The hard edge has completely disappeared from his creations, and what can only be described as a flabby softness remains. This record is meant to be played at a volume of one or two, as nice-nice background soundtrack for life going on as normal.
Yes, most of the music on this record I would rather forget, but the lyrics are all right. Even the most potentially banal offerings never fall below "fair." "The Only Flame In Town" is "just another dumb mushy love song," but listen to this: "He struck a match and it lit up her face / We should have struck a match, girl / To burn down the whole place." That's pretty classy, isn't it? Or: "Turned my heart to a cinder / And with each passing day / You're less tender and more tinder / You're not the only flame in town."

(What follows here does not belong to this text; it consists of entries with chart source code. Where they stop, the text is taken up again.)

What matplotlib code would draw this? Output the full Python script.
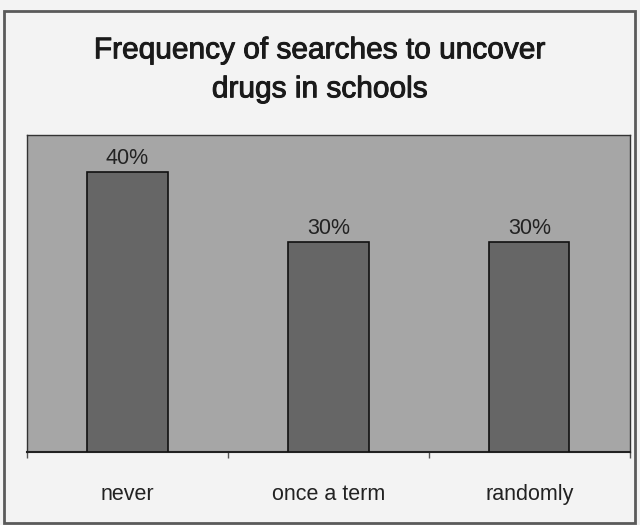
import matplotlib
matplotlib.use("Agg")
from matplotlib import pyplot as plt
from matplotlib.patches import Rectangle
import matplotlib.patheffects as pe

# data
frecuencias = ["never", "once a term", "randomly"]
porcentajes = [40, 30, 30]
titulo = "Frequency of searches to uncover\ndrugs in schools"

plt.rcParams["font.family"] = ["Liberation Sans", "DejaVu Sans"]

fig = plt.figure(figsize=(6.4, 5.25), dpi=100)
fig.patch.set_facecolor("#f3f3f3")

# marco exterior de la figura
marco = Rectangle((0.006, 0.004), 0.986, 0.976, transform=fig.transFigure,
                  fill=False, edgecolor="#5a5a5a", linewidth=2.0)
fig.add_artist(marco)

ax = fig.add_axes([0.042, 0.139, 0.942, 0.604])
ax.set_facecolor("#a6a6a6")

posiciones = list(range(len(frecuencias)))
barras = ax.bar(posiciones, porcentajes, width=0.4, color="#666666",
                edgecolor="#111111", linewidth=1.2, zorder=3)

for pos, valor in zip(posiciones, porcentajes):
    ax.text(pos, valor + 0.5, f"{valor}%", ha="center", va="bottom",
            fontsize=15.5, color="#222222", zorder=4)

ax.set_xlim(-0.5, 2.5)
ax.set_ylim(0, 45.3)
ax.set_yticks([])
ax.set_xticks([-0.5, 0.5, 1.5, 2.5], minor=False)
ax.set_xticklabels([])
ax.tick_params(axis="x", direction="out", length=4, width=1, color="#555555")
ax.set_xticks(posiciones, minor=True)
ax.set_xticklabels(frecuencias, minor=True)
ax.tick_params(axis="x", which="minor", length=0, pad=23, labelsize=15.5,
               labelcolor="#222222")

for lado in ["top", "right", "left"]:
    ax.spines[lado].set_color("#333333")
    ax.spines[lado].set_linewidth(1.0)
ax.spines["bottom"].set_color("#222222")
ax.spines["bottom"].set_linewidth(1.5)

# titulo algo mas grueso que el normal, como en el escaneo
fig.text(0.5, 0.867, titulo, ha="center", va="center", fontsize=21.5,
         color="#1a1a1a", linespacing=1.5,
         path_effects=[pe.withStroke(linewidth=0.7, foreground="#1a1a1a")])

fig.savefig("out.png", dpi=100, facecolor=fig.get_facecolor())
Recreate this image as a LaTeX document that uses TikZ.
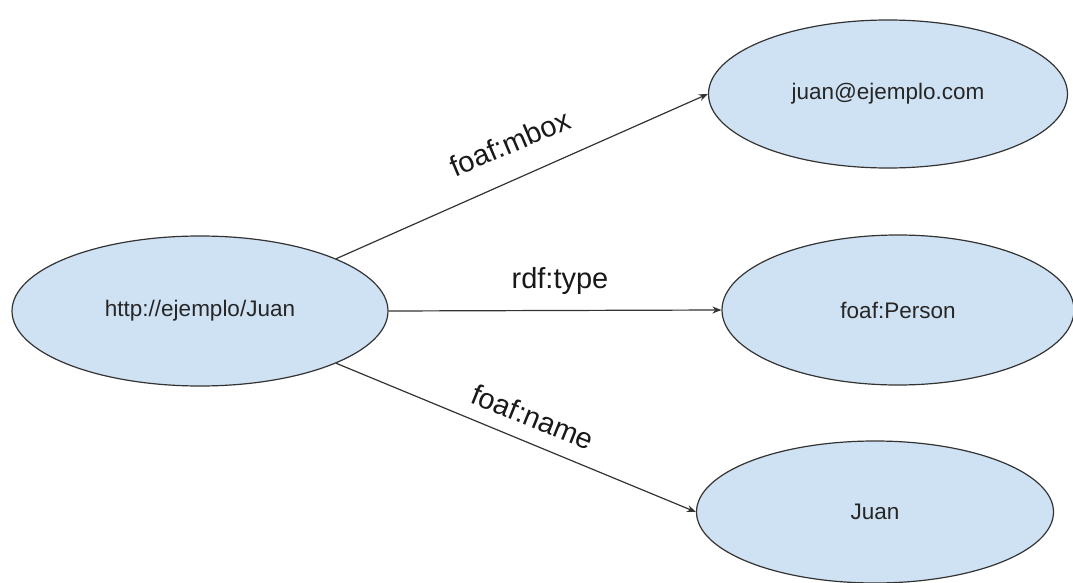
\documentclass[tikz,border=0pt]{standalone}
\usepackage{fontspec}
\setmainfont{Liberation Sans}
\usetikzlibrary{shapes.geometric,arrows.meta}
\definecolor{nodefill}{HTML}{CFE2F3}
\definecolor{edgecol}{HTML}{333333}
\begin{document}
\begin{tikzpicture}[x=1pt,y=-1pt,
  bubble/.style={ellipse,draw=edgecol,line width=1.2pt,fill=nodefill,inner sep=0pt},
  ntext/.style={font=\fontsize{22.5}{27}\selectfont,text=black!85,inner sep=0pt},
  ltext/.style={font=\fontsize{29}{34}\selectfont,text=black!90,inner sep=0pt},
  conn/.style={draw=edgecol,line width=1.2pt,-{Stealth[length=9pt,width=7pt]}}]
\useasboundingbox[fill=white] (0,0) rectangle (1073,583);
\clip (0,0) rectangle (1073,583);
\node[bubble,minimum width=376pt,minimum height=150pt] (L) at (200,311) {};
\node[bubble,minimum width=359pt,minimum height=148pt] (T) at (888,94) {};
\node[bubble,minimum width=352pt,minimum height=150pt] (M) at (898,310) {};
\node[bubble,minimum width=357pt,minimum height=142pt] (B) at (875,512) {};
\node[ntext] (Lt) at (L.center) {http://ejemplo/Juan};
\node[ntext] (Tt) at (T.center) {juan@ejemplo.com};
\node[ntext] (Mt) at (M.center) {foaf:Person};
\node[ntext] (Bt) at (B.center) {Juan};
\draw[conn] (L.21.7) -- (T.west);
\draw[conn] (L.east) -- (M.west);
\draw[conn] (L.-21.7) -- (B.west);
\node[ltext,rotate=23] (lm) at (510,143) {foaf:mbox};
\node[ltext] (lt) at (560,281) {rdf:type};
\node[ltext,rotate=-22] (ln) at (533,417) {foaf:name};
\end{tikzpicture}
\end{document}
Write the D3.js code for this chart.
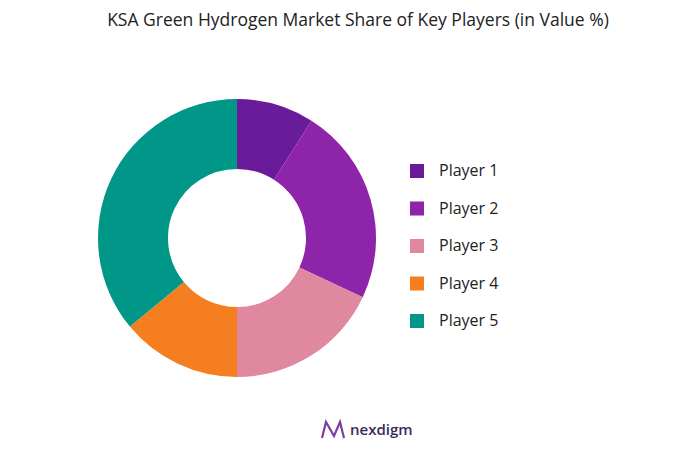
<!DOCTYPE html>
<html><head><meta charset="utf-8">
<script src="https://cdn.jsdelivr.net/npm/d3@7"></script>
<style>body{margin:0;background:#fff}svg{font-family:"Open Sans","Noto Sans",sans-serif}</style>
</head><body><svg id="chart" width="682" height="449"></svg>
<script>
const players = ['Player 1', 'Player 2', 'Player 3', 'Player 4', 'Player 5'];
const shares = [9, 23, 18, 14, 36];
const colors = ['#6a1b9a', '#8e24aa', '#e088a0', '#f57f20', '#009688'];

const svg = d3.select('#chart');
svg.append('text').attr('x', 358).attr('y', 26).attr('text-anchor', 'middle')
  .style('font-size', '17.5px').attr('fill', '#222')
  .text('KSA Green Hydrogen Market Share of Key Players (in Value %)');

const data = players.map((p, i) => ({ name: p, value: shares[i] }));
const pie = d3.pie().sort(null).value(d => d.value);
const arc = d3.arc().innerRadius(69).outerRadius(139);
const z = d3.scaleOrdinal(players, colors);

const g = svg.append('g').attr('transform', 'translate(237,238)');
g.selectAll('path').data(pie(data)).enter().append('path')
  .attr('d', arc).attr('fill', d => z(d.data.name));

const legend = svg.selectAll('.leg').data(players).enter().append('g')
  .attr('class', 'leg')
  .attr('transform', (d, i) => `translate(410,${164 + i * 37.5})`);
legend.append('rect').attr('width', 14).attr('height', 14).attr('fill', d => z(d));
legend.append('text').attr('x', 29).attr('y', 12).style('font-size', '16px')
  .attr('fill', '#222').text(d => d);

const logo = svg.append('g').attr('transform', 'translate(320,420)');
logo.append('path').attr('d', 'M2,18 L6,2 L14,16 L20,2 L24,18')
  .attr('fill', 'none').attr('stroke', '#7b3fa0').attr('stroke-width', 2.2);
logo.append('text').attr('x', 30).attr('y', 15).style('font-size', '15px')
  .style('font-weight', 600).attr('fill', '#3a2a5a').text('nexdigm');
</script></body></html>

The best lyrics are on "The Great Unknown." The second verse is peculiarly strong, with Costello singing "My my my Delilah / Who's the butcher that you harbour? / Take the rich man to the cleaners / And the strong man to the barber / From her face down to her torso / Sort of gruesome, only more so / Hooks and eyes, fingers and thumbs / Ladies and gentlemen, here she comes / The great unknown." The chorus is just as haunting: "What shall we sing at a wedding or a wake / What shall we cherish and for whose sake?"
The worst song is probably ... well, lyrically, there isn't a worst song. Many of the numbers have equally drab music, so I won't bother trying to decide on the most unenjoyable.
I haven't followed Costello's career very closely, and Goodbye Cruel World makes me want to go looking for more of this kind of stuff, hopefully with better music to back up the good lyrics. It will probably make you feel the same thing, unless you're satisfied with the mellow energy level Costello maintains throughout.
Buy this for the music if you like the single, "The Only Flame..." Buy this for the lyrics if you enjoy challenging content.